START Collected material

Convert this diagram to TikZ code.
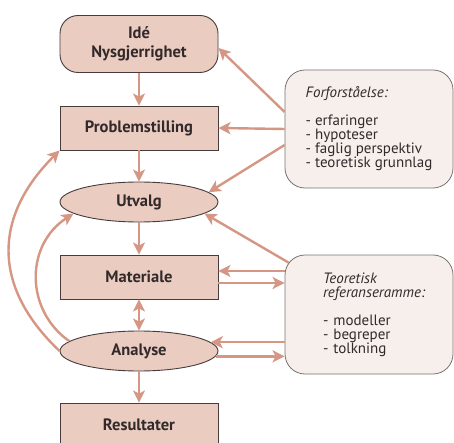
\documentclass[tikz,border=0pt]{standalone}
\usepackage{fontspec}
\setmainfont{PT Sans}
\usetikzlibrary{positioning,calc,arrows.meta,shapes.geometric}
\definecolor{pilfarge}{RGB}{214,150,132}
\definecolor{boksfarge}{RGB}{234,204,193}
\definecolor{boksrand}{RGB}{70,60,60}
\definecolor{infofarge}{RGB}{247,239,236}
\definecolor{inforand}{RGB}{120,115,115}
\definecolor{tekst}{RGB}{50,42,42}

\begin{document}
\begin{tikzpicture}[
x=1pt, y=-1pt,
boks/.style={
  draw=boksrand,
  fill=boksfarge,
  line width=0.9pt,
  minimum width=158pt,
  minimum height=44pt,
  inner sep=0pt,
  align=center,
  text=tekst,
  font=\bfseries\fontsize{16.5}{19}\selectfont
  },
runde/.style={
  boks,
  rounded corners=18pt,
  minimum height=57pt
  },
oval/.style={
  boks,
  ellipse,
  minimum height=40pt
  },
info/.style={
  draw=inforand,
  fill=infofarge,
  line width=0.8pt,
  rounded corners=20pt,
  minimum width=168pt,
  minimum height=118pt,
  align=left,
  text=tekst,
  font=\fontsize{15}{14}\selectfont
  },
pil/.style={
  draw=pilfarge,
  line width=2.4pt,
  -{Stealth[length=12pt,width=12pt,inset=3pt]}
  },
dobbelpil/.style={
  pil,
  {Stealth[length=12pt,width=12pt,inset=3pt]}-{Stealth[length=12pt,width=12pt,inset=3pt]}
  }
]
\useasboundingbox (0,0) rectangle (454,443);
\fill[white] (0,0) rectangle (454,443);
\clip (0,0) rectangle (454,443);

% hovedgangen
\node[runde] (ide)  at (139,44)  {Idé\\Nysgjerrighet};
\node[boks]  (prob) at (139,128) {Problemstilling};
\node[oval]  (utv)  at (139,202) {Utvalg};
\node[boks]  (mat)  at (139,277) {Materiale};
\node[oval]  (ana)  at (139,351) {Analyse};
\node[boks]  (res)  at (139,425) {Resultater};

% forforstaaelse og referanseramme
\node[info] (forf) at (369,129)
  {\textit{Forforståelse:}\\[14pt]
   - erfaringer\\
   - hypoteser\\
   - faglig perspektiv\\
   - teoretisk grunnlag};
\node[info, minimum height=119pt, text width=124pt] (teor) at (369,314.5)
  {\leftskip=16pt
   \textit{Teoretisk}\\
   \textit{referanseramme:}\\[14pt]
   - modeller\\
   - begreper\\
   - tolkning\par};

\draw[pil] (ide) -- (prob);
\draw[pil] (prob) -- (utv);
\draw[pil] (utv) -- (mat);
\draw[dobbelpil] (mat) -- (ana);
\draw[pil] (ana) -- (res);

\draw[pil] ($(forf.west)+(0,-17)$) -- ($(ide.east)+(0,4)$);
\draw[pil] (forf.west) -- (prob.east);
\draw[pil] ($(forf.west)+(0,16)$) -- (utv.8);
\draw[pil] ($(teor.north west)+(4,8)$) -- (utv.-10);

\coordinate (m1) at ($(mat.east)+(0,-6)$);
\coordinate (m2) at ($(mat.east)+(0,6)$);
\draw[pil] (teor.west |- m1) -- (m1);
\draw[pil] (m2) -- (teor.west |- m2);
\draw[pil] (teor.west |- ana.7) -- (ana.7);
\draw[pil] (ana.-4) -- (teor.west |- ana.-4);

% tilbake fra analysen
\draw[pil] (ana.west) .. controls (-10,285) and (-5,215) .. (prob.south west);
\draw[pil] (ana.172) .. controls (25,310) and (25,245) .. (utv.190);
\end{tikzpicture}
\end{document}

END Collected material

• **What is expected**
Copy all the lines of data exactly as they appear, dropping any images.

• **Answer in full**
Convert this diagram to TikZ code.
\documentclass[tikz,border=0pt]{standalone}
\usepackage{fontspec}
\setmainfont{PT Sans}
\usetikzlibrary{positioning,calc,arrows.meta,shapes.geometric}
\definecolor{pilfarge}{RGB}{214,150,132}
\definecolor{boksfarge}{RGB}{234,204,193}
\definecolor{boksrand}{RGB}{70,60,60}
\definecolor{infofarge}{RGB}{247,239,236}
\definecolor{inforand}{RGB}{120,115,115}
\definecolor{tekst}{RGB}{50,42,42}

\begin{document}
\begin{tikzpicture}[
x=1pt, y=-1pt,
boks/.style={
  draw=boksrand,
  fill=boksfarge,
  line width=0.9pt,
  minimum width=158pt,
  minimum height=44pt,
  inner sep=0pt,
  align=center,
  text=tekst,
  font=\bfseries\fontsize{16.5}{19}\selectfont
  },
runde/.style={
  boks,
  rounded corners=18pt,
  minimum height=57pt
  },
oval/.style={
  boks,
  ellipse,
  minimum height=40pt
  },
info/.style={
  draw=inforand,
  fill=infofarge,
  line width=0.8pt,
  rounded corners=20pt,
  minimum width=168pt,
  minimum height=118pt,
  align=left,
  text=tekst,
  font=\fontsize{15}{14}\selectfont
  },
pil/.style={
  draw=pilfarge,
  line width=2.4pt,
  -{Stealth[length=12pt,width=12pt,inset=3pt]}
  },
dobbelpil/.style={
  pil,
  {Stealth[length=12pt,width=12pt,inset=3pt]}-{Stealth[length=12pt,width=12pt,inset=3pt]}
  }
]
\useasboundingbox (0,0) rectangle (454,443);
\fill[white] (0,0) rectangle (454,443);
\clip (0,0) rectangle (454,443);

% hovedgangen
\node[runde] (ide)  at (139,44)  {Idé\\Nysgjerrighet};
\node[boks]  (prob) at (139,128) {Problemstilling};
\node[oval]  (utv)  at (139,202) {Utvalg};
\node[boks]  (mat)  at (139,277) {Materiale};
\node[oval]  (ana)  at (139,351) {Analyse};
\node[boks]  (res)  at (139,425) {Resultater};

% forforstaaelse og referanseramme
\node[info] (forf) at (369,129)
  {\textit{Forforståelse:}\\[14pt]
   - erfaringer\\
   - hypoteser\\
   - faglig perspektiv\\
   - teoretisk grunnlag};
\node[info, minimum height=119pt, text width=124pt] (teor) at (369,314.5)
  {\leftskip=16pt
   \textit{Teoretisk}\\
   \textit{referanseramme:}\\[14pt]
   - modeller\\
   - begreper\\
   - tolkning\par};

\draw[pil] (ide) -- (prob);
\draw[pil] (prob) -- (utv);
\draw[pil] (utv) -- (mat);
\draw[dobbelpil] (mat) -- (ana);
\draw[pil] (ana) -- (res);

\draw[pil] ($(forf.west)+(0,-17)$) -- ($(ide.east)+(0,4)$);
\draw[pil] (forf.west) -- (prob.east);
\draw[pil] ($(forf.west)+(0,16)$) -- (utv.8);
\draw[pil] ($(teor.north west)+(4,8)$) -- (utv.-10);

\coordinate (m1) at ($(mat.east)+(0,-6)$);
\coordinate (m2) at ($(mat.east)+(0,6)$);
\draw[pil] (teor.west |- m1) -- (m1);
\draw[pil] (m2) -- (teor.west |- m2);
\draw[pil] (teor.west |- ana.7) -- (ana.7);
\draw[pil] (ana.-4) -- (teor.west |- ana.-4);

% tilbake fra analysen
\draw[pil] (ana.west) .. controls (-10,285) and (-5,215) .. (prob.south west);
\draw[pil] (ana.172) .. controls (25,310) and (25,245) .. (utv.190);
\end{tikzpicture}
\end{document}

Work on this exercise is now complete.